As últimas ações do presidente Donald Trump contra a China podem afetar empresas de tecnologia dos EUA além dos norte-americanos, imigrantes e residentes nos EUA que se comunicam no exterior por meio de aplicativos sociais. Impactos podem reduzir drasticamente a venda de iPhones da Apple na China, por exemplo.
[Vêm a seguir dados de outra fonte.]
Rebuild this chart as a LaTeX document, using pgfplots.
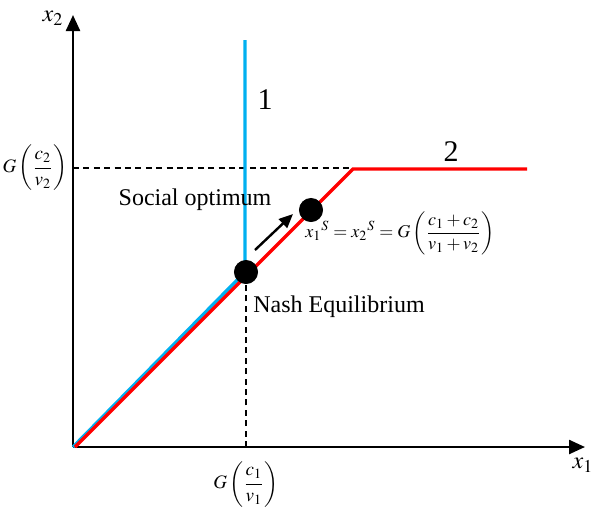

Em outro movimento destinado a inflamar as tensões com o governo chinês, o governo Trump mirou na quinta-feira nos aplicativos TikTok e WeChat. Citando preocupações com a segurança nacional, o presidente assinou duas ordens executivas que proíbem os americanos ou qualquer pessoa sujeita à jurisdição dos EUA de fazer negócios com os aplicativos de mídia social. Os pedidos entram em vigor em 45 dias, aparentemente dando ao TikTok margem de manobra para ser adquirido pela Microsoft, que disse estar em negociações para comprar partes da plataforma de vídeo de sua controladora ByteDance.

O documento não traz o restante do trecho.